- _YOUR OBJECTIVE_
Print, word for word, every line from the beginning of the listing up to and including the line with "0.0266, 0.0245, 0.0224];". Pictures are to be excluded.

- _LISTING_

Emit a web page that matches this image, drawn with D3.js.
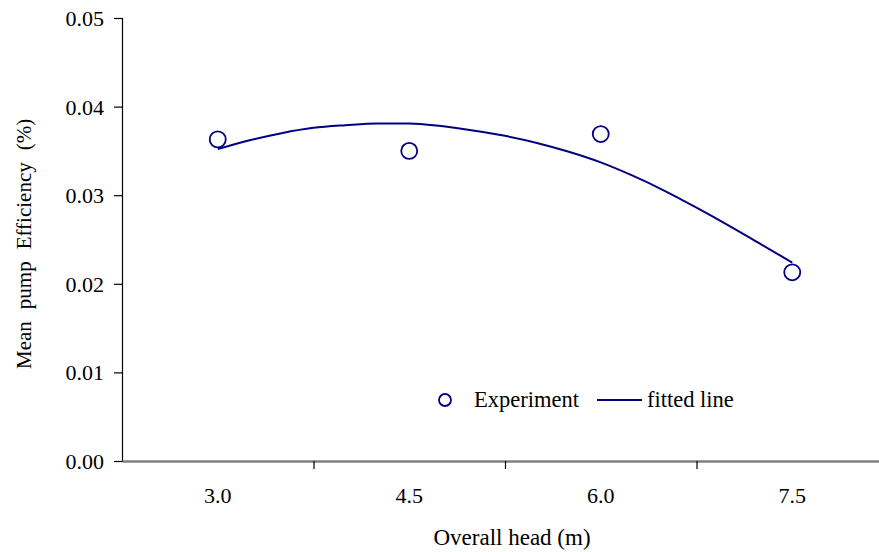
<!DOCTYPE html>
<html>
<head>
<meta charset="utf-8">
<script src="https://cdn.jsdelivr.net/npm/d3@7"></script>
<style>
  html, body { margin: 0; padding: 0; background: #fff; }
  svg { display: block; }
  svg text { font-family: "Liberation Serif", "Times New Roman", serif; fill: #000; }
</style>
</head>
<body>
<svg id="chart" width="879" height="552"></svg>
<script>
// Measured points
const heads = [3.0, 4.5, 6.0, 7.5];
const efficiency = [0.0363, 0.0350, 0.0369, 0.0213];

// Fitted curve, sampled along the head axis
const fitHeads = [3.0, 3.25, 3.5, 3.75, 4.0, 4.25, 4.5, 4.75, 5.0, 5.25, 5.5, 5.75, 6.0, 6.25, 6.5, 6.75, 7.0, 7.25, 7.5];
const fitEfficiency = [0.0352, 0.0362, 0.0370, 0.0376, 0.0379, 0.0381, 0.0381, 0.0378, 0.0373, 0.0367, 0.0359, 0.0349, 0.0337, 0.0322, 0.0305, 0.0286, 0.0266, 0.0245, 0.0224];

// Axis ticks
const yTicks = [0, 0.01, 0.02, 0.03, 0.04, 0.05];
const xTickLabels = ["3.0", "4.5", "6.0", "7.5"];
const xBoundaries = [3.75, 5.25, 6.75];
const yTitleWords = ["Mean", "pump", "Efficiency", "(%)"];

const svg = d3.select("#chart");
const plotLeft = 122, plotRight = 888, plotTop = 18, plotBottom = 461;

const x = d3.scaleLinear().domain([2.25, 8.25]).range([plotLeft, plotRight]);
const y = d3.scaleLinear().domain([0, 0.05]).range([plotBottom, plotTop]);

const navy = "#000080";
const fontSize = 22;
const serif = "Liberation Serif, Times New Roman, serif";

// Y axis
const yAxis = svg.append("g")
  .attr("transform", `translate(${plotLeft},0)`)
  .call(d3.axisLeft(y).tickValues(yTicks).tickFormat(d3.format(".2f")).tickSize(8).tickPadding(10))
  .attr("font-family", serif)
  .attr("font-size", fontSize);
yAxis.select(".domain").attr("stroke", "#000").attr("stroke-width", 1.2);
yAxis.selectAll(".tick line").attr("stroke", "#000").attr("stroke-width", 1.2);
yAxis.selectAll(".tick text").attr("fill", "#000").attr("dy", "0.34em");

// X axis: ticks mark category boundaries, labels sit at category centres
const xAxis = svg.append("g")
  .attr("transform", `translate(0,${plotBottom})`)
  .call(d3.axisBottom(x).tickValues(xBoundaries).tickFormat("").tickSize(8).tickSizeOuter(0));
xAxis.select(".domain").attr("stroke", "#808080").attr("stroke-width", 2.5);
xAxis.selectAll(".tick line").attr("stroke", "#000").attr("stroke-width", 1.2);

svg.append("g").selectAll("text")
  .data(heads)
  .join("text")
  .attr("x", d => x(d))
  .attr("y", 503)
  .attr("text-anchor", "middle")
  .attr("font-size", fontSize)
  .text((d, i) => xTickLabels[i]);

// Axis titles
svg.append("text")
  .attr("x", 512).attr("y", 545)
  .attr("text-anchor", "middle")
  .attr("font-size", 23)
  .text("Overall head (m)");

// Rotated y title with widened word gaps
const yTitle = svg.append("text")
  .attr("transform", "translate(31,369) rotate(-90)")
  .attr("font-size", 21);
yTitle.selectAll("tspan")
  .data(yTitleWords)
  .join("tspan")
  .attr("dx", (d, i) => i === 0 ? 0 : 12)
  .text(d => d);

// Fitted line
const line = d3.line()
  .x((d, i) => x(fitHeads[i]))
  .y(d => y(d))
  .curve(d3.curveMonotoneX);

svg.append("path")
  .datum(fitEfficiency)
  .attr("d", line)
  .attr("fill", "none")
  .attr("stroke", navy)
  .attr("stroke-width", 2);

// Experimental points
svg.append("g").selectAll("circle")
  .data(efficiency)
  .join("circle")
  .attr("cx", (d, i) => x(heads[i]))
  .attr("cy", d => y(d))
  .attr("r", 8)
  .attr("fill", "none")
  .attr("stroke", navy)
  .attr("stroke-width", 1.8);

// Legend
const legend = svg.append("g");
legend.append("circle")
  .attr("cx", 445).attr("cy", 400).attr("r", 6)
  .attr("fill", "none").attr("stroke", navy).attr("stroke-width", 1.8);
legend.append("text")
  .attr("x", 474).attr("y", 407)
  .attr("font-size", 22.5)
  .text("Experiment");
legend.append("line")
  .attr("x1", 597).attr("x2", 642).attr("y1", 400).attr("y2", 400)
  .attr("stroke", navy).attr("stroke-width", 2);
legend.append("text")
  .attr("x", 647).attr("y", 407)
  .attr("font-size", 22.5)
  .text("fitted line");
</script>
</body>
</html>
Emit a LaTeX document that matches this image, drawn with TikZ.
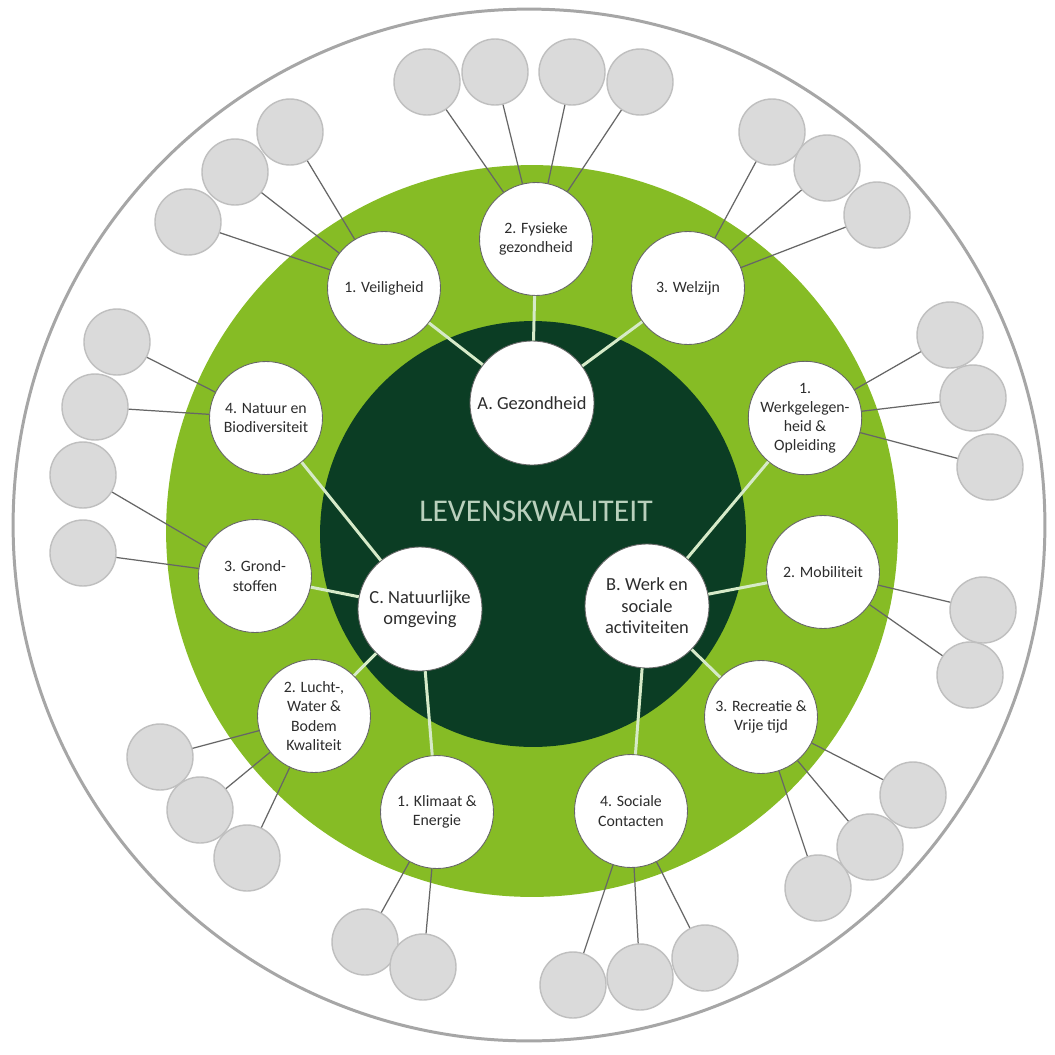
\documentclass[tikz,border=0pt]{standalone}
\usepackage{fontspec}
\setmainfont{Carlito}
\usepackage{tikz}
\tikzset{>=stealth}
\definecolor{donkergroen}{RGB}{11,61,36}
\definecolor{lichtgroen}{RGB}{134,188,37}
\definecolor{spaakkleur}{RGB}{214,234,200}
\definecolor{bladgrijs}{RGB}{218,218,218}
\definecolor{randgrijs}{RGB}{166,166,166}
\definecolor{tekstgrijs}{RGB}{45,45,45}
\definecolor{titelkleur}{RGB}{185,208,188}
\tikzset{
  hoofd/.style={circle,draw=black!60,line width=0.5pt,fill=white,minimum size=2.48cm,inner sep=0pt,align=center,text=tekstgrijs,font=\fontsize{10.5}{12.3}\selectfont},
  sub/.style={circle,draw=black!60,line width=0.5pt,fill=white,minimum size=2.26cm,inner sep=0pt,align=center,text=tekstgrijs,font=\fontsize{9}{10.9}\selectfont},
  blad/.style={circle,draw=black!25,line width=0.8pt,fill=bladgrijs,minimum size=1.32cm,inner sep=0pt},
  spaak/.style={line width=1.7pt,spaakkleur},
  tak/.style={line width=0.7pt,black!60},
}

\begin{document}
\begin{tikzpicture}[x=0.02cm,y=-0.02cm]
  \useasboundingbox (0,0) rectangle (1055,1055);
  \fill[white] (0,0) rectangle (1055,1055);
  \draw[line width=1.7pt,randgrijs] (529,525) circle (10.32cm);
  \fill[lichtgroen] (532,531) circle (7.32cm);
  \fill[donkergroen] (533,534) circle (4.26cm);
  \node[text=titelkleur,font=\fontsize{18}{20}\selectfont] at (536,511) (titel) {LEVENSKWALITEIT};
  % hoofdthema's
  \node[hoofd] at (532,403) (A) {A. Gezondheid};
  \node[hoofd] at (647,606) (B) {B. Werk en\\sociale\\activiteiten};
  \node[hoofd] at (420,609) (C) {C. Natuurlijke\\omgeving};
  % subthema's
  \node[sub] at (384,288) (vei) {1. Veiligheid};
  \node[sub] at (536,239) (fys) {2. Fysieke\\gezondheid};
  \node[sub] at (688,288) (wel) {3. Welzijn};
  \node[sub] at (805,418) (wer) {1.\\Werkgelegen-\\heid \&\\Opleiding};
  \node[sub] at (823,572) (mob) {2. Mobiliteit};
  \node[sub] at (761,717) (rec) {3. Recreatie \&\\Vrije tijd};
  \node[sub] at (631,811) (soc) {4. Sociale\\Contacten};
  \node[sub] at (437,812) (kli) {1. Klimaat \&\\Energie};
  \node[sub] at (314,716) (luc) {2. Lucht-,\\Water \&\\Bodem\\Kwaliteit};
  \node[sub] at (255,576) (gro) {3. Grond-\\stoffen};
  \node[sub] at (266,418) (nat) {4. Natuur en\\Biodiversiteit};
  \draw[spaak] (A)--(vei);
  \draw[spaak] (A)--(fys);
  \draw[spaak] (A)--(wel);
  \draw[spaak] (B)--(wer);
  \draw[spaak] (B)--(mob);
  \draw[spaak] (B)--(rec);
  \draw[spaak] (B)--(soc);
  \draw[spaak] (C)--(kli);
  \draw[spaak] (C)--(luc);
  \draw[spaak] (C)--(gro);
  \draw[spaak] (C)--(nat);
  % indicatoren
  \node[blad] at (427,82) (fys1) {};
  \node[blad] at (495,72) (fys2) {};
  \node[blad] at (572,72) (fys3) {};
  \node[blad] at (640,82) (fys4) {};
  \node[blad] at (290,132) (vei1) {};
  \node[blad] at (235,172) (vei2) {};
  \node[blad] at (188,222) (vei3) {};
  \node[blad] at (772,132) (wel1) {};
  \node[blad] at (827,168) (wel2) {};
  \node[blad] at (877,215) (wel3) {};
  \node[blad] at (950,335) (wer1) {};
  \node[blad] at (973,398) (wer2) {};
  \node[blad] at (990,467) (wer3) {};
  \node[blad] at (983,610) (mob1) {};
  \node[blad] at (970,675) (mob2) {};
  \node[blad] at (913,795) (rec1) {};
  \node[blad] at (870,847) (rec2) {};
  \node[blad] at (818,888) (rec3) {};
  \node[blad] at (573,985) (soc1) {};
  \node[blad] at (640,977) (soc2) {};
  \node[blad] at (705,958) (soc3) {};
  \node[blad] at (365,942) (kli1) {};
  \node[blad] at (423,967) (kli2) {};
  \node[blad] at (160,757) (luc1) {};
  \node[blad] at (200,810) (luc2) {};
  \node[blad] at (247,858) (luc3) {};
  \node[blad] at (83,475) (gro1) {};
  \node[blad] at (83,553) (gro2) {};
  \node[blad] at (117,342) (nat1) {};
  \node[blad] at (95,407) (nat2) {};
  \draw[tak] (fys)--(fys1);
  \draw[tak] (fys)--(fys2);
  \draw[tak] (fys)--(fys3);
  \draw[tak] (fys)--(fys4);
  \draw[tak] (vei)--(vei1);
  \draw[tak] (vei)--(vei2);
  \draw[tak] (vei)--(vei3);
  \draw[tak] (wel)--(wel1);
  \draw[tak] (wel)--(wel2);
  \draw[tak] (wel)--(wel3);
  \draw[tak] (wer)--(wer1);
  \draw[tak] (wer)--(wer2);
  \draw[tak] (wer)--(wer3);
  \draw[tak] (mob)--(mob1);
  \draw[tak] (mob)--(mob2);
  \draw[tak] (rec)--(rec1);
  \draw[tak] (rec)--(rec2);
  \draw[tak] (rec)--(rec3);
  \draw[tak] (soc)--(soc1);
  \draw[tak] (soc)--(soc2);
  \draw[tak] (soc)--(soc3);
  \draw[tak] (kli)--(kli1);
  \draw[tak] (kli)--(kli2);
  \draw[tak] (luc)--(luc1);
  \draw[tak] (luc)--(luc2);
  \draw[tak] (luc)--(luc3);
  \draw[tak] (gro)--(gro1);
  \draw[tak] (gro)--(gro2);
  \draw[tak] (nat)--(nat1);
  \draw[tak] (nat)--(nat2);
\end{tikzpicture}
\end{document}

- _EXERCISE OUTPUT_
Emit a web page that matches this image, drawn with D3.js.
<!DOCTYPE html>
<html>
<head>
<meta charset="utf-8">
<script src="https://cdn.jsdelivr.net/npm/d3@7"></script>
<style>
  html, body { margin: 0; padding: 0; background: #fff; }
  svg { display: block; }
  svg text { font-family: "Liberation Serif", "Times New Roman", serif; fill: #000; }
</style>
</head>
<body>
<svg id="chart" width="879" height="552"></svg>
<script>
// Measured points
const heads = [3.0, 4.5, 6.0, 7.5];
const efficiency = [0.0363, 0.0350, 0.0369, 0.0213];

// Fitted curve, sampled along the head axis
const fitHeads = [3.0, 3.25, 3.5, 3.75, 4.0, 4.25, 4.5, 4.75, 5.0, 5.25, 5.5, 5.75, 6.0, 6.25, 6.5, 6.75, 7.0, 7.25, 7.5];
const fitEfficiency = [0.0352, 0.0362, 0.0370, 0.0376, 0.0379, 0.0381, 0.0381, 0.0378, 0.0373, 0.0367, 0.0359, 0.0349, 0.0337, 0.0322, 0.0305, 0.0286, 0.0266, 0.0245, 0.0224];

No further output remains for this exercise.